Stakeholder engagement ladder

In the Stakeholder Engagement ladder:

…notify→inform→consult→involve→collaborate→empower…it is keeping track of where they are in the design process where most conversations happen at the ‘Consult’ and ‘Involve’ stages. It is also where you want the Stkaeholders to be…important for them to be as part of the ‘Collaborate’ and ‘Empower’ stages. At this stage, you are in danger of falling into the “confirmation trap”….it has to be a dialogic process. Sonia cited the relevance of a TED talk by Linda Hill on ‘How to Manage Collective Creativity’…I’ll write about this and my initial reflections on session one in my next blog post.

It has to be an honest exchange using a holistic-distributed model…distributed over time as shown in the image below. It is about the philosophical engagement with the design process…

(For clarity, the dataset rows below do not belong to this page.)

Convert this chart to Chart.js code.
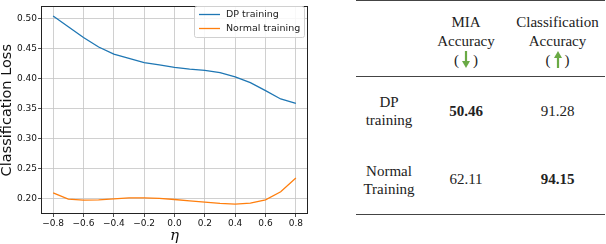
<!DOCTYPE html>
<html>
<head>
<meta charset="utf-8">
<script src="https://cdn.jsdelivr.net/npm/chart.js@4.4.1/dist/chart.umd.min.js"></script>
<style>
  body { margin: 0; background: #fff; }
  #wrap { position: relative; width: 606px; height: 244px; background: #fff; overflow: hidden; }
  #lossChart { position: absolute; left: 0; top: 0; }
  #results {
    position: absolute; left: 356px; top: 0; width: 249px;
    border-collapse: collapse;
    font-family: "Liberation Serif", "Times New Roman", serif;
    font-size: 15px; color: #222; text-align: center;
  }
  #results thead tr { height: 76px; border-top: 1px solid #444; border-bottom: 1px solid #444; }
  #results tbody tr { height: 69px; }
  #results tbody tr:last-child { border-bottom: 1px solid #444; }
  #results th { font-weight: normal; line-height: 19px; padding: 5px 0 0 0; vertical-align: middle; }
  #results td { padding: 0; vertical-align: middle; }
  #results td.method { line-height: 18px; }
  .paren { display: inline-block; margin: 0 1px; }
  .arrow { display: inline-block; vertical-align: -3px; margin: 0 2px; }
</style>
</head>
<body>
<div id="wrap">
  <canvas id="lossChart" width="320" height="244"></canvas>
  <table id="results">
    <thead><tr id="headRow"></tr></thead>
    <tbody id="bodyRows"></tbody>
  </table>
</div>
<script>
// --- DADOS DO GRÁFICO ---
const eta = [-0.8, -0.7, -0.6, -0.5, -0.4, -0.3, -0.2, -0.1, 0.0, 0.1, 0.2, 0.3, 0.4, 0.5, 0.6, 0.7, 0.8];
const dpLoss = [0.505, 0.487, 0.469, 0.453, 0.441, 0.434, 0.427, 0.423, 0.419, 0.416, 0.414, 0.410, 0.403, 0.3935, 0.380, 0.366, 0.3587];
const normalLoss = [0.209, 0.1984, 0.1967, 0.1972, 0.1989, 0.2004, 0.2004, 0.1995, 0.1978, 0.1956, 0.1934, 0.1913, 0.1901, 0.1918, 0.1973, 0.2108, 0.2336];
const etaTicks = [-0.8, -0.6, -0.4, -0.2, 0.0, 0.2, 0.4, 0.6, 0.8];
const lossTicks = [0.20, 0.25, 0.30, 0.35, 0.40, 0.45, 0.50];

// --- DADOS DA TABELA ---
const metricNames = [['MIA', 'Accuracy'], ['Classification', 'Accuracy']];
const metricDirections = ['down', 'up'];
const methodNames = [['DP', 'training'], ['Normal', 'Training']];
const miaAccuracy = [50.46, 62.11];
const classAccuracy = [91.28, 94.15];

// --- TABELA ---
function arrowSvg(dir) {
    const shaft = dir === 'down' ? '<rect x="2.9" y="0" width="2.2" height="11"/><polygon points="0,10 8,10 4,17"/>'
                                 : '<rect x="2.9" y="6" width="2.2" height="11"/><polygon points="0,7 8,7 4,0"/>';
    return '<svg class="arrow" width="8" height="17" viewBox="0 0 8 17" fill="#6aaa45">' + shaft + '</svg>';
}

const headRow = document.getElementById('headRow');
headRow.innerHTML = '<th style="width:66px"></th>' + metricNames.map((name, i) =>
    '<th style="width:' + (i === 0 ? 88 : 95) + 'px">' + name.join('<br>') +
    '<br><span class="paren">(</span>' + arrowSvg(metricDirections[i]) + '<span class="paren">)</span></th>'
).join('');

const bestMia = Math.min(...miaAccuracy);
const bestClass = Math.max(...classAccuracy);
document.getElementById('bodyRows').innerHTML = methodNames.map((name, i) => {
    const mia = miaAccuracy[i] === bestMia ? '<b>' + miaAccuracy[i].toFixed(2) + '</b>' : miaAccuracy[i].toFixed(2);
    const cls = classAccuracy[i] === bestClass ? '<b>' + classAccuracy[i].toFixed(2) + '</b>' : classAccuracy[i].toFixed(2);
    return '<tr><td class="method">' + name.join('<br>') + '</td><td>' + mia + '</td><td>' + cls + '</td></tr>';
}).join('');

// --- GRÁFICO ---
const fmtMinus = (v, d) => (v < 0 ? '\u2212' : '') + Math.abs(v).toFixed(d);

const framePlugin = {
    id: 'frame',
    afterDatasetsDraw(chart) {
        const { ctx, chartArea: a } = chart;
        ctx.save();
        ctx.strokeStyle = '#222';
        ctx.lineWidth = 1;
        ctx.strokeRect(Math.round(a.left) + 0.5, Math.round(a.top) + 0.5,
                       Math.round(a.right - a.left) - 1, Math.round(a.bottom - a.top) - 1);
        ctx.restore();
    }
};

const innerLegend = {
    id: 'innerLegend',
    afterDraw(chart) {
        const ctx = chart.ctx;
        ctx.save();
        ctx.beginPath();
        ctx.roundRect(194.5, 6.5, 110, 31, 2);
        ctx.fillStyle = 'rgba(255,255,255,0.85)';
        ctx.fill();
        ctx.strokeStyle = '#d0d0d0';
        ctx.lineWidth = 1;
        ctx.stroke();
        ctx.font = '9.5px "DejaVu Sans"';
        ctx.textBaseline = 'middle';
        chart.data.datasets.forEach((ds, i) => {
            const y = 14.5 + 14 * i;
            ctx.strokeStyle = ds.borderColor;
            ctx.lineWidth = 1.3;
            ctx.beginPath();
            ctx.moveTo(199, y);
            ctx.lineTo(220, y);
            ctx.stroke();
            ctx.fillStyle = '#222';
            ctx.fillText(ds.label, 226, y + 0.5);
        });
        ctx.restore();
    }
};

new Chart(document.getElementById('lossChart'), {
    type: 'line',
    data: {
        datasets: [
            { label: 'DP training', data: eta.map((x, i) => ({ x, y: dpLoss[i] })), borderColor: '#1f77b4' },
            { label: 'Normal training', data: eta.map((x, i) => ({ x, y: normalLoss[i] })), borderColor: '#ff7f0e' }
        ]
    },
    options: {
        responsive: false,
        devicePixelRatio: 1,
        animation: false,
        layout: { padding: { top: 1, right: 12, left: 0, bottom: 0 } },
        elements: {
            line: { borderWidth: 1.3, tension: 0, fill: false },
            point: { radius: 0 }
        },
        plugins: { legend: { display: false }, tooltip: { enabled: false } },
        scales: {
            x: {
                type: 'linear',
                min: -0.88,
                max: 0.88,
                afterBuildTicks: scale => { scale.ticks = etaTicks.map(v => ({ value: v })); },
                afterFit: scale => { scale.height = 30; },
                grid: { color: '#c4c4c4', lineWidth: 0.8, tickColor: '#222', tickLength: 3 },
                border: { display: false },
                ticks: {
                    autoSkip: false, maxRotation: 0, padding: 1, color: '#111',
                    font: { family: 'DejaVu Sans', size: 9 },
                    callback: v => fmtMinus(v, 1)
                },
                title: {
                    display: true, text: 'η', color: '#111', padding: { top: -5, bottom: 0 },
                    font: { family: 'DejaVu Serif', size: 15, style: 'italic', lineHeight: 1 }
                }
            },
            y: {
                min: 0.1735,
                max: 0.521,
                afterBuildTicks: scale => { scale.ticks = lossTicks.map(v => ({ value: v })); },
                afterFit: scale => { scale.width = 41; },
                grid: { color: '#c4c4c4', lineWidth: 0.8, tickColor: '#222', tickLength: 3 },
                border: { display: false },
                ticks: {
                    padding: 1, color: '#111',
                    font: { family: 'DejaVu Sans', size: 9 },
                    callback: v => fmtMinus(v, 2)
                },
                title: {
                    display: true, text: 'Classification Loss', color: '#111', padding: 0,
                    font: { family: 'DejaVu Sans', size: 14.5, lineHeight: 1 }
                }
            }
        }
    },
    plugins: [framePlugin, innerLegend]
});
</script>
</body>
</html>
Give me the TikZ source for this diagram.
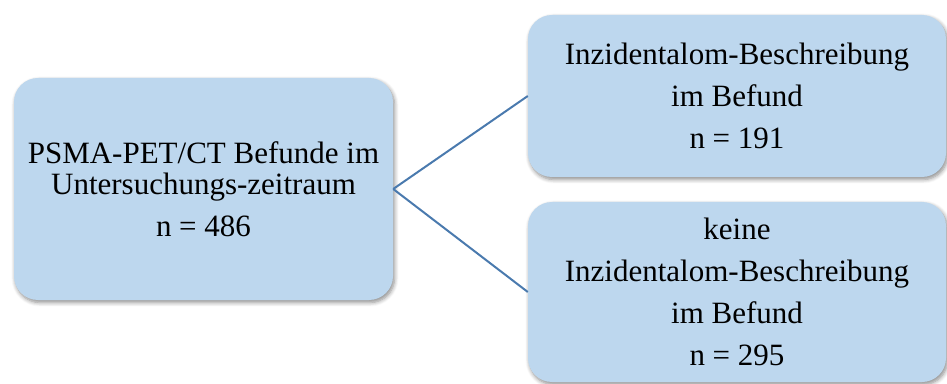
\documentclass[tikz,border=0pt]{standalone}
\usepackage{fontspec}
\setmainfont{Liberation Serif}
\usetikzlibrary{shadows.blur}
\definecolor{boxblue}{HTML}{BDD7EE}
\definecolor{lineblue}{HTML}{4A7AAE}

\begin{document}
\begin{tikzpicture}[x=1pt, y=1pt,
  every node/.style={rounded corners=24pt, fill=boxblue, align=center,
    inner sep=0pt, font=\fontsize{31}{42}\selectfont,
    blur shadow={shadow xshift=1.5pt, shadow yshift=-2.5pt,
      shadow blur steps=6, shadow blur radius=4pt, shadow opacity=45}}]
\useasboundingbox (0,0) rectangle (947,383);
\node[minimum width=379pt, minimum height=222pt] (n1) at (203.5,194)
  {PSMA-PET/CT Befunde im\\[-11pt]Untersuchungs-zeitraum\\n = 486};
\node[minimum width=418pt, minimum height=162pt] (n2) at (737,287)
  {Inzidentalom-Beschreibung\\im Befund\\n = 191};
\node[minimum width=418pt, minimum height=180pt] (n3) at (737,91)
  {keine\\Inzidentalom-Beschreibung\\im Befund\\n = 295};
\draw[lineblue, line width=2pt] (n1.east) -- (n2.west);
\draw[lineblue, line width=2pt] (n1.east) -- (n3.west);
\end{tikzpicture}
\end{document}
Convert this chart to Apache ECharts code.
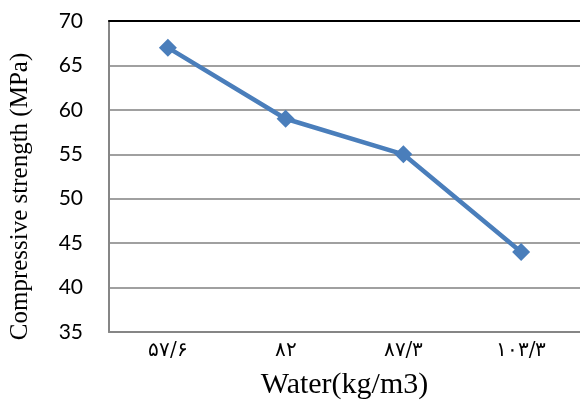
<!DOCTYPE html>
<html><head><meta charset="utf-8">
<script src="https://cdn.jsdelivr.net/npm/echarts@6/dist/echarts.min.js"></script>
<style>html,body{margin:0;padding:0;background:#fff}#c{width:580px;height:412px}</style>
</head><body><div id="c"></div>
<script>
var categories = ['۵۷/۶', '۸۲', '۸۷/۳', '۱۰۳/۳'];
var strength = [67, 59, 55, 44];
var yTicks = [35, 40, 45, 50, 55, 60, 65, 70];

var chart = echarts.init(document.getElementById('c'), null, {renderer: 'canvas'});
chart.setOption({
  animation: false,
  grid: {left: 109, right: 0, top: 21, bottom: 80, outerBoundsMode: 'none', containLabel: false},
  xAxis: [{
    type: 'category', data: categories, boundaryGap: true, position: 'bottom',
    axisLine: {lineStyle: {color: '#868686', width: 2}},
    axisTick: {show: false},
    axisLabel: {fontFamily: 'DejaVu Serif', fontSize: 20, color: '#000', margin: 9},
    name: 'Water(kg/m3)', nameLocation: 'middle', nameGap: 38,
    nameTextStyle: {fontFamily: 'Liberation Serif', fontSize: 30, color: '#000'}
  }, {
    type: 'category', data: categories, boundaryGap: true, position: 'top',
    axisLine: {lineStyle: {color: '#000', width: 2}},
    axisTick: {show: false}, axisLabel: {show: false}, splitLine: {show: false}
  }],
  yAxis: {
    type: 'value', min: yTicks[0], max: yTicks[yTicks.length - 1], interval: 5,
    axisLine: {show: true, lineStyle: {color: '#868686', width: 2}},
    axisTick: {show: false},
    splitLine: {lineStyle: {color: '#a0a0a0', width: 2}},
    axisLabel: {fontFamily: 'Lato', fontSize: 21, color: '#000', margin: 26},
    name: 'Compressive strength (MPa)', nameLocation: 'middle', nameGap: 76,
    nameTextStyle: {fontFamily: 'Liberation Serif', fontSize: 25, color: '#000', padding: [0, 40, 0, 0]}
  },
  series: [{
    type: 'line', data: strength, xAxisIndex: 0,
    lineStyle: {color: '#4a7ebb', width: 4.5},
    itemStyle: {color: '#4a7ebb'},
    symbol: 'diamond', symbolSize: 18,
    z: 5
  }]
});
</script></body></html>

Holistic curriculum design

Holistic Curriculum Design

  • Technology supports the discussion through a forum principle – focus on conversations not the vehicle that helps to have conversations
  • Transparent development even a the later stages of design and approval process
  • Conversations‘ themselves are iterative
  • The discussions can be supported through media and/or other ‘evidence‘ – evidence the journey, constructing a rationale
  • Higher levels of ‘ownership
  • Avoids the ‘confirmation’ trap – conversations inform the decision-making not the other way round

 

 Sonia concluded the session by noting the importance of Appreciative Inquiry and having an Appreciative Learning Approach throughout the curriculum design process and our research. I feel this cycle emanating from a positive core will go on to develop and define a lot of my teaching practice…and into other realms. It is how to keep this at the heart of my, and others, learning journeys…time to reflect on today’s session.